20 De verkeerden van hart zijn den HEERE een gruwel; maar de oprechten van weg zijn Zijn welgevallen.
L'Éternel abhorre les hommes pervertis en leur cœur; Il a pour agréables ceux qui suivent le droit chemin.
21 Hand aan hand zal de boze niet onschuldig zijn; maar het zaad der rechtvaardigen zal ontkomen.
Qu'ils se donnent la main, les méchants ne seront point impunis; mais la race des justes est sauvée.
22 Een schone vrouw, die van rede afwijkt, is een gouden bagge in een varkenssnuit.
Un anneau d'or au groin d'un pourceau, c'est dans une femme beauté et déraison.
23 De begeerte der rechtvaardigen is alleenlijk het goede; maar de verwachting der goddelozen is verbolgenheid.
Le souhait du juste n'a pour fin que le bien; mais la perspective des méchants, c'est la peine.

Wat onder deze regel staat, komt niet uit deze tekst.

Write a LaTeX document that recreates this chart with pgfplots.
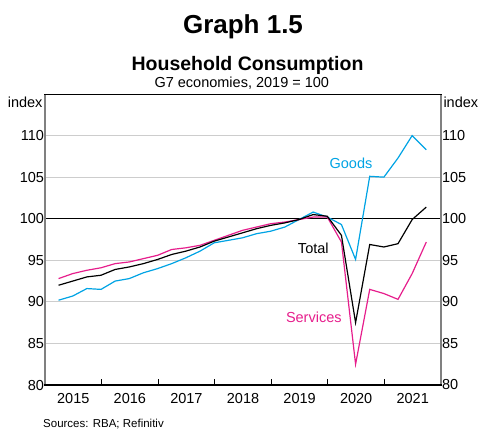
\documentclass[border=0pt]{standalone}
\usepackage{pgfplots}
\pgfplotsset{compat=1.18}
\usepackage{pgfplotstable}
\usepackage{fontspec}
\setmainfont{Liberation Sans}
\definecolor{goods}{RGB}{0,163,228}
\definecolor{serv}{RGB}{230,30,140}
\definecolor{gridc}{RGB}{205,205,205}
\definecolor{sidec}{RGB}{128,128,128}
\pgfplotstableread{
x goods total serv
2015.24 90.2 92.0 92.8
2015.49 90.7 92.5 93.4
2015.74 91.6 93.0 93.8
2015.99 91.5 93.2 94.1
2016.24 92.5 93.9 94.6
2016.49 92.8 94.2 94.8
2016.74 93.5 94.6 95.2
2016.99 94.0 95.1 95.6
2017.24 94.6 95.7 96.3
2017.49 95.3 96.1 96.5
2017.74 96.1 96.6 96.8
2017.99 97.1 97.3 97.4
2018.24 97.4 97.8 98.0
2018.49 97.7 98.3 98.6
2018.74 98.2 98.8 99.0
2018.99 98.5 99.2 99.4
2019.24 99.0 99.5 99.6
2019.49 99.9 99.9 99.9
2019.74 100.8 100.5 100.2
2019.99 100.2 100.3 100.2
2020.24 99.3 98.0 97.2
2020.49 95.1 87.5 82.5
2020.74 105.1 96.9 91.5
2020.99 105.0 96.6 91.0
2021.24 107.3 97.0 90.3
2021.49 110.0 99.9 93.4
2021.74 108.3 101.4 97.2
}\data
\newcommand{\tickfont}{\fontsize{14.5bp}{17bp}\selectfont}
\begin{document}
\begin{tikzpicture}[x=1bp,y=1bp]
\useasboundingbox (0,0) rectangle (479,430);
\begin{axis}[
  name=ax,
  at={(45bp,45bp)}, anchor=south west,
  scale only axis, width=396bp, height=291bp,
  xmin=2015, xmax=2022, ymin=80, ymax=115,
  axis line style={draw=none},
  xtick={2015.5,2016.5,2017.5,2018.5,2019.5,2020.5,2021.5},
  xticklabels={2015,2016,2017,2018,2019,2020,2021},
  minor xtick={2016,2017,2018,2019,2020,2021},
  xtick pos=bottom, ytick pos=left,
  major tick length=0pt, minor tick length=6bp,
  tick align=inside,
  minor tick style={black, line width=0.8bp},
  ytick={80,85,90,95,100,105,110},
  ymajorgrids, major grid style={gridc, line width=1.2bp},
  /pgf/number format/assume math mode=true,
  ticklabel style={font=\tickfont},
  yticklabel style={xshift=2.5bp},
  xticklabel style={yshift=-5bp},
  clip=false,
]
\draw[black, line width=0.9bp] (axis cs:2015,100) -- (axis cs:2022,100);
\addplot[goods, line width=1.2bp, mark=none] table[x=x, y=goods] {\data};
\addplot[serv, line width=1.2bp, mark=none] table[x=x, y=serv] {\data};
\addplot[black, line width=1.2bp, mark=none] table[x=x, y=total] {\data};
\end{axis}
\begin{axis}[
  at={(45bp,45bp)}, anchor=south west,
  scale only axis, width=396bp, height=291bp,
  xmin=2015, xmax=2022, ymin=80, ymax=115,
  axis line style={draw=none},
  xtick=\empty,
  ytick={80,85,90,95,100,105,110},
  yticklabel pos=right,
  major tick length=0pt,
  /pgf/number format/assume math mode=true,
  ticklabel style={font=\tickfont},
  yticklabel style={xshift=-2.5bp},
]
\addplot[draw=none, forget plot] coordinates {(2015,80)};
\end{axis}
% frame
\draw[sidec, line width=1.6bp] (ax.south west) -- (ax.north west);
\draw[sidec, line width=1.6bp] (ax.south east) -- (ax.north east);
\draw[black, line width=1bp] ([xshift=-0.8bp]ax.north west) -- ([xshift=0.8bp]ax.north east);
\draw[black, line width=1.3bp] ([xshift=-0.8bp]ax.south west) -- ([xshift=0.8bp]ax.south east);
% index labels
\node[anchor=north east, inner sep=0pt, font=\tickfont] at ([xshift=-2.3bp,yshift=-2.7bp]ax.north west) {index};
\node[anchor=north west, inner sep=0pt, font=\tickfont] at ([xshift=2.3bp,yshift=-2.7bp]ax.north east) {index};
% series labels
\node[anchor=base, inner sep=0pt, text=goods, font=\tickfont] at (351,261.7) {Goods};
\node[anchor=base, inner sep=0pt, text=black, font=\tickfont] at (313.3,176.7) {Total};
\node[anchor=base, inner sep=0pt, text=serv, font=\tickfont] at (313.8,107.7) {Services};
% titles
\node[anchor=base, inner sep=0pt, font=\fontsize{26bp}{30bp}\selectfont\bfseries] at (243,396.7) {Graph 1.5};
\node[anchor=base, inner sep=0pt, font=\fontsize{19.5bp}{23bp}\selectfont\bfseries] at (247.5,360) {Household Consumption};
\node[anchor=base, inner sep=0pt, font=\fontsize{14.5bp}{17bp}\selectfont] at (241.8,342.7) {G7 economies, 2019 = 100};
\node[anchor=base west, inner sep=0pt, font=\fontsize{11.5bp}{13bp}\selectfont] at (43,2.3) {Sources: RBA; Refinitiv};
\end{tikzpicture}
\end{document}
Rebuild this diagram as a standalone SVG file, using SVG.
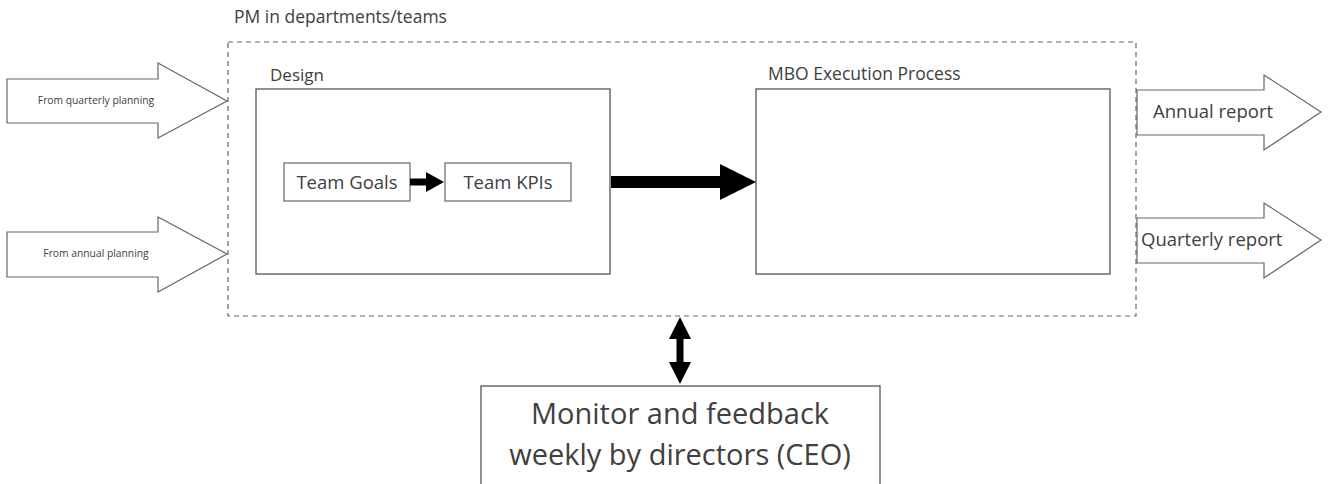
<svg xmlns="http://www.w3.org/2000/svg" width="1328" height="484" viewBox="0 0 1328 484">
  <style>
    text { font-family: "Open Sans", "Liberation Sans", sans-serif; fill: #404040; }
    .box { fill: #ffffff; stroke: #555555; stroke-width: 1.3; }
    .block { fill: #ffffff; stroke: #666666; stroke-width: 1.2; }
    .frame { fill: none; stroke: #666666; stroke-width: 1.2; stroke-dasharray: 5 4; }
  </style>
  <rect width="1328" height="484" fill="#ffffff"/>

  <!-- outer container -->
  <g id="container">
    <rect class="frame" x="228" y="42" width="908" height="274"/>
    <text x="234" y="23" font-size="17.5">PM in departments/teams</text>
  </g>

  <!-- inputs -->
  <g id="from-quarterly">
    <polygon class="block" points="7,79 158,79 158,63 227,101 158,138 158,123 7,123"/>
    <text x="96" y="104" font-size="10.3" text-anchor="middle" fill="#555">From quarterly planning</text>
  </g>
  <g id="from-annual">
    <polygon class="block" points="7,232 158,232 158,217 227,254 158,292 158,277 7,277"/>
    <text x="96" y="257" font-size="10.3" text-anchor="middle" fill="#555">From annual planning</text>
  </g>

  <!-- design -->
  <g id="design">
    <rect class="box" x="256" y="89" width="354" height="185"/>
    <text x="270" y="81" font-size="17">Design</text>
  </g>
  <g id="team-goals">
    <rect class="block" x="284" y="163" width="126" height="38"/>
    <text x="347" y="189" font-size="18.5" text-anchor="middle">Team Goals</text>
  </g>
  <g id="team-kpis">
    <rect class="block" x="445" y="163" width="126" height="38"/>
    <text x="508" y="189" font-size="18.5" text-anchor="middle">Team KPIs</text>
  </g>

  <!-- execution -->
  <g id="mbo-execution">
    <rect class="box" x="756" y="89" width="354" height="185"/>
    <text x="768" y="80" font-size="17.5">MBO Execution Process</text>
  </g>

  <!-- outputs -->
  <g id="annual-report">
    <polygon class="block" points="1137,90 1264,90 1264,75 1321,112 1264,150 1264,135 1137,135"/>
    <text x="1153" y="118" font-size="18.5">Annual report</text>
  </g>
  <g id="quarterly-report">
    <polygon class="block" points="1137,218 1264,218 1264,203 1321,240 1264,278 1264,263 1137,263"/>
    <text x="1141" y="246" font-size="18.5">Quarterly report</text>
  </g>

  <!-- monitoring -->
  <g id="monitor">
    <rect class="box" x="481" y="386" width="399" height="110"/>
    <text x="680" y="424" font-size="29" text-anchor="middle">Monitor and feedback</text>
    <text x="680" y="465" font-size="29" text-anchor="middle">weekly by directors (CEO)</text>
  </g>

  <!-- connectors -->
  <g id="connectors" fill="#000000">
    <polygon points="410,178.5 426,178.5 426,172 444,182 426,192 426,185.5 410,185.5"/>
    <polygon points="611,176 720,176 720,164 756,182 720,200 720,188 611,188"/>
    <polygon points="680,317 691,339 683.5,339 683.5,362 691,362 680,384 669,362 676.5,362 676.5,339 669,339"/>
  </g>
</svg>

24 Er is een, die uitstrooit, denwelken nog meer toegedaan wordt; en een, die meer inhoudt dan recht is, maar het is tot gebrek.
Il en est qui répandent, et reçoivent plus encore; il en est qui épargnent plus qu'il n'est juste, et c'est pour s'appauvrir.
25 De zegenende ziel zal vet gemaakt worden; en die bevochtigt, zal ook zelf een vroege regen worden.
Une âme bienfaisante obtiendra l'abondance, et celui qui restaure, sera restauré.
26 Wie koren inhoudt, dien vloekt het volk; maar de zegening zal zijn over het hoofd des verkopers.
Qui garde son blé, par le peuple est maudit; mais la bénédiction est sur la tête de celui qui le vend.
27 Wie het goede vroeg nazoekt, zoekt welgevalligheid; maar wie het kwade natracht, dien zal het overkomen.
Qui s'applique au bien, cherche la bienveillance; mais le mal survient à qui cherche le mal.
28 Wie op zijn rijkdom vertrouwt, die zal vallen; maar de rechtvaardigen zullen groenen als loof.
Qui s'appuie sur sa richesse, tombera; mais comme le feuillage les justes verdiront.
29 Wie zijn huis beroert, zal wind erven; en de dwaas zal een knecht zijn desgenen, die wijs van hart is.
Celui qui met le désordre dans sa maison, n'hérite que du vent, et l'insensé devient le serviteur du sage.
30 De vrucht des rechtvaardigen is een boom des levens; en wie zielen vangt, is wijs.
Le fruit du juste est un fruit de l'arbre de vie, et le sage captive les cœurs.
31 Ziet, den rechtvaardige wordt vergolden op de aarde, hoeveel te meer den goddeloze en zondaar!
Vois! sur la terre le juste reçoit son salaire; combien plus le méchant et le pécheur!